Data extract
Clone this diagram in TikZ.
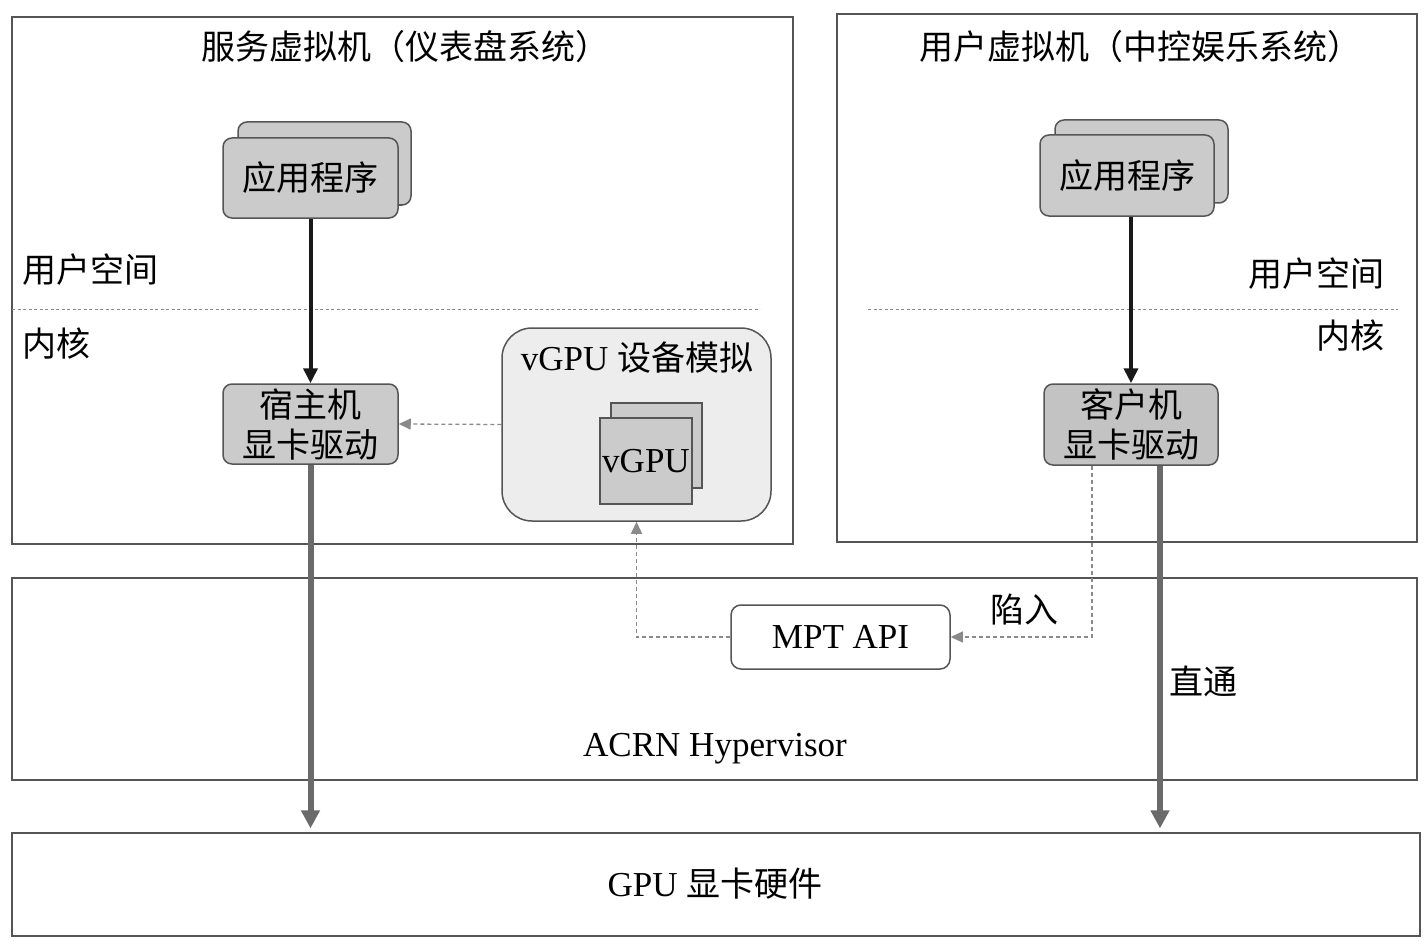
\documentclass[tikz,border=0pt]{standalone}
\usepackage{fontspec}
\setmainfont[Scale=1.03]{Liberation Serif}
\newfontfamily\cjk{Noto Sans CJK SC}
\usepackage{tikz}
\usetikzlibrary{arrows.meta}
\usetikzlibrary{positioning}
\definecolor{edgegray}{HTML}{555555}
\definecolor{boxgray}{HTML}{CBCBCB}
\definecolor{emugray}{HTML}{EDEDED}
\definecolor{thickgray}{HTML}{6A6A6A}
\definecolor{dashgray}{HTML}{8A8A8A}
\begin{document}
\begin{tikzpicture}[x=1pt,y=-1pt,
    vm box/.style={rectangle,draw=edgegray,line width=1.3pt,inner sep=0pt},
    app box/.style={rectangle,rounded corners=9pt,draw=edgegray,line width=1.5pt,fill=boxgray,inner sep=0pt},
    small box/.style={rectangle,draw=edgegray,line width=1.2pt,fill=boxgray,inner sep=0pt},
    lbl/.style={font=\fontsize{34}{40}\selectfont,inner sep=0pt,align=center},
    black arrow/.style={-{Triangle[length=15pt,width=14pt]},line width=4pt,black!90},
    gray arrow/.style={-{Triangle[length=18pt,width=18pt]},line width=6pt,thickgray,shorten >=4pt},
    dash arrow/.style={-{Triangle[length=12pt,width=11pt]},line width=1.3pt,dashgray,dash pattern=on 4pt off 3pt}]
   \useasboundingbox (0,0) rectangle (1426,944);
   \begin{scope}
     % virtual machines
     \node[vm box,minimum width=781pt,minimum height=527pt] (svm) at (402.5,280.5) {};
     \node[vm box,minimum width=580pt,minimum height=528pt] (uvm) at (1127,278) {};
     \node[lbl] (svmtitle) at (405,47) {\cjk 服务虚拟机（仪表盘系统）};
     \node[lbl] (uvmtitle) at (1140,47) {\cjk 用户虚拟机（中控娱乐系统）};
     % hypervisor and hardware
     \node[vm box,minimum width=1405pt,minimum height=202pt] (acrn) at (714.5,679) {};
     \node[lbl] (acrnlbl) at (715,749) {ACRN Hypervisor};
     \node[vm box,minimum width=1408pt,minimum height=103pt] (gpu) at (716,884.5) {};
     \node[lbl] (gpulbl) at (715,884) {GPU {\cjk 显卡硬件}};
     % user space / kernel
     \node[lbl,anchor=west] (usrL) at (22,270) {\cjk 用户空间};
     \node[lbl,anchor=west] (krnL) at (22,344) {\cjk 内核};
     \node[lbl,anchor=east] (usrR) at (1385,274) {\cjk 用户空间};
     \node[lbl,anchor=east] (krnR) at (1385,336) {\cjk 内核};
     \draw[dashgray,line width=1pt,dash pattern=on 3pt off 2.5pt] (12,309) -- (760,309);
     \draw[dashgray,line width=1pt,dash pattern=on 3pt off 2.5pt] (868,309) -- (1398,309);
     % applications
     \node[app box,minimum width=173pt,minimum height=83pt] (appLback) at (324.5,163.5) {};
     \node[app box,lbl,minimum width=175pt,minimum height=80pt] (appL) at (310.5,178) {\cjk 应用程序};
     \node[app box,minimum width=173pt,minimum height=83pt] (appRback) at (1141.5,161.5) {};
     \node[app box,lbl,minimum width=174pt,minimum height=81pt] (appR) at (1127,175.5) {\cjk 应用程序};
     % drivers
     \node[app box,lbl,minimum width=175pt,minimum height=80pt] (hostdrv) at (310.5,424) {\cjk 宿主机\\\cjk 显卡驱动};
     \node[app box,lbl,fill=boxgray!96!black,minimum width=174pt,minimum height=81pt] (guestdrv) at (1131,424.5) {\cjk 客户机\\\cjk 显卡驱动};
     % vGPU emulation
     \node[rectangle,rounded corners=30pt,draw=edgegray,line width=1.5pt,fill=emugray,minimum width=269pt,minimum height=193pt] (vgpuemu) at (636.5,424.5) {};
     \node[lbl] (vgpuemulbl) at (637,358) {vGPU {\cjk 设备模拟}};
     \node[small box,minimum width=91pt,minimum height=85pt] (vgpuback) at (656.5,445.5) {};
     \node[small box,lbl,minimum width=92pt,minimum height=86pt] (vgpu) at (646,461) {vGPU};
     % MPT
     \node[rectangle,rounded corners=10pt,draw=edgegray,line width=1.5pt,fill=white,minimum width=219pt,minimum height=64pt,lbl] (mpt) at (840.5,637) {MPT API};
     \node[lbl] (trap) at (1024,610) {\cjk 陷入};
     \node[lbl] (pass) at (1203,681) {\cjk 直通};
      \path[black arrow] (appL) edge (hostdrv);
      \path[black arrow] (appR.south -| guestdrv.north) edge (guestdrv.north);
      \path[dash arrow] (vgpuemu.west) edge (hostdrv.east);
      \draw[gray arrow] (hostdrv.south) -- (hostdrv.south |- gpu.north);
      \draw[gray arrow] ([xshift=29pt]guestdrv.south) -- ([xshift=29pt]guestdrv.south |- gpu.north);
      \draw[dash arrow] ([xshift=-39pt]guestdrv.south) |- (mpt.east);
      \draw[dash arrow] (mpt.west) -| (vgpuemu.south);
   \end{scope}
\end{tikzpicture}
\end{document}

What to work on
Every line above should be repeated exactly; pictures stay out of the copy.

The reply
Clone this diagram in TikZ.
\documentclass[tikz,border=0pt]{standalone}
\usepackage{fontspec}
\setmainfont[Scale=1.03]{Liberation Serif}
\newfontfamily\cjk{Noto Sans CJK SC}
\usepackage{tikz}
\usetikzlibrary{arrows.meta}
\usetikzlibrary{positioning}
\definecolor{edgegray}{HTML}{555555}
\definecolor{boxgray}{HTML}{CBCBCB}
\definecolor{emugray}{HTML}{EDEDED}
\definecolor{thickgray}{HTML}{6A6A6A}
\definecolor{dashgray}{HTML}{8A8A8A}
\begin{document}
\begin{tikzpicture}[x=1pt,y=-1pt,
    vm box/.style={rectangle,draw=edgegray,line width=1.3pt,inner sep=0pt},
    app box/.style={rectangle,rounded corners=9pt,draw=edgegray,line width=1.5pt,fill=boxgray,inner sep=0pt},
    small box/.style={rectangle,draw=edgegray,line width=1.2pt,fill=boxgray,inner sep=0pt},
    lbl/.style={font=\fontsize{34}{40}\selectfont,inner sep=0pt,align=center},
    black arrow/.style={-{Triangle[length=15pt,width=14pt]},line width=4pt,black!90},
    gray arrow/.style={-{Triangle[length=18pt,width=18pt]},line width=6pt,thickgray,shorten >=4pt},
    dash arrow/.style={-{Triangle[length=12pt,width=11pt]},line width=1.3pt,dashgray,dash pattern=on 4pt off 3pt}]
   \useasboundingbox (0,0) rectangle (1426,944);
   \begin{scope}
     % virtual machines
     \node[vm box,minimum width=781pt,minimum height=527pt] (svm) at (402.5,280.5) {};
     \node[vm box,minimum width=580pt,minimum height=528pt] (uvm) at (1127,278) {};
     \node[lbl] (svmtitle) at (405,47) {\cjk 服务虚拟机（仪表盘系统）};
     \node[lbl] (uvmtitle) at (1140,47) {\cjk 用户虚拟机（中控娱乐系统）};
     % hypervisor and hardware
     \node[vm box,minimum width=1405pt,minimum height=202pt] (acrn) at (714.5,679) {};
     \node[lbl] (acrnlbl) at (715,749) {ACRN Hypervisor};
     \node[vm box,minimum width=1408pt,minimum height=103pt] (gpu) at (716,884.5) {};
     \node[lbl] (gpulbl) at (715,884) {GPU {\cjk 显卡硬件}};
     % user space / kernel
     \node[lbl,anchor=west] (usrL) at (22,270) {\cjk 用户空间};
     \node[lbl,anchor=west] (krnL) at (22,344) {\cjk 内核};
     \node[lbl,anchor=east] (usrR) at (1385,274) {\cjk 用户空间};
     \node[lbl,anchor=east] (krnR) at (1385,336) {\cjk 内核};
     \draw[dashgray,line width=1pt,dash pattern=on 3pt off 2.5pt] (12,309) -- (760,309);
     \draw[dashgray,line width=1pt,dash pattern=on 3pt off 2.5pt] (868,309) -- (1398,309);
     % applications
     \node[app box,minimum width=173pt,minimum height=83pt] (appLback) at (324.5,163.5) {};
     \node[app box,lbl,minimum width=175pt,minimum height=80pt] (appL) at (310.5,178) {\cjk 应用程序};
     \node[app box,minimum width=173pt,minimum height=83pt] (appRback) at (1141.5,161.5) {};
     \node[app box,lbl,minimum width=174pt,minimum height=81pt] (appR) at (1127,175.5) {\cjk 应用程序};
     % drivers
     \node[app box,lbl,minimum width=175pt,minimum height=80pt] (hostdrv) at (310.5,424) {\cjk 宿主机\\\cjk 显卡驱动};
     \node[app box,lbl,fill=boxgray!96!black,minimum width=174pt,minimum height=81pt] (guestdrv) at (1131,424.5) {\cjk 客户机\\\cjk 显卡驱动};
     % vGPU emulation
     \node[rectangle,rounded corners=30pt,draw=edgegray,line width=1.5pt,fill=emugray,minimum width=269pt,minimum height=193pt] (vgpuemu) at (636.5,424.5) {};
     \node[lbl] (vgpuemulbl) at (637,358) {vGPU {\cjk 设备模拟}};
     \node[small box,minimum width=91pt,minimum height=85pt] (vgpuback) at (656.5,445.5) {};
     \node[small box,lbl,minimum width=92pt,minimum height=86pt] (vgpu) at (646,461) {vGPU};
     % MPT
     \node[rectangle,rounded corners=10pt,draw=edgegray,line width=1.5pt,fill=white,minimum width=219pt,minimum height=64pt,lbl] (mpt) at (840.5,637) {MPT API};
     \node[lbl] (trap) at (1024,610) {\cjk 陷入};
     \node[lbl] (pass) at (1203,681) {\cjk 直通};
      \path[black arrow] (appL) edge (hostdrv);
      \path[black arrow] (appR.south -| guestdrv.north) edge (guestdrv.north);
      \path[dash arrow] (vgpuemu.west) edge (hostdrv.east);
      \draw[gray arrow] (hostdrv.south) -- (hostdrv.south |- gpu.north);
      \draw[gray arrow] ([xshift=29pt]guestdrv.south) -- ([xshift=29pt]guestdrv.south |- gpu.north);
      \draw[dash arrow] ([xshift=-39pt]guestdrv.south) |- (mpt.east);
      \draw[dash arrow] (mpt.west) -| (vgpuemu.south);
   \end{scope}
\end{tikzpicture}
\end{document}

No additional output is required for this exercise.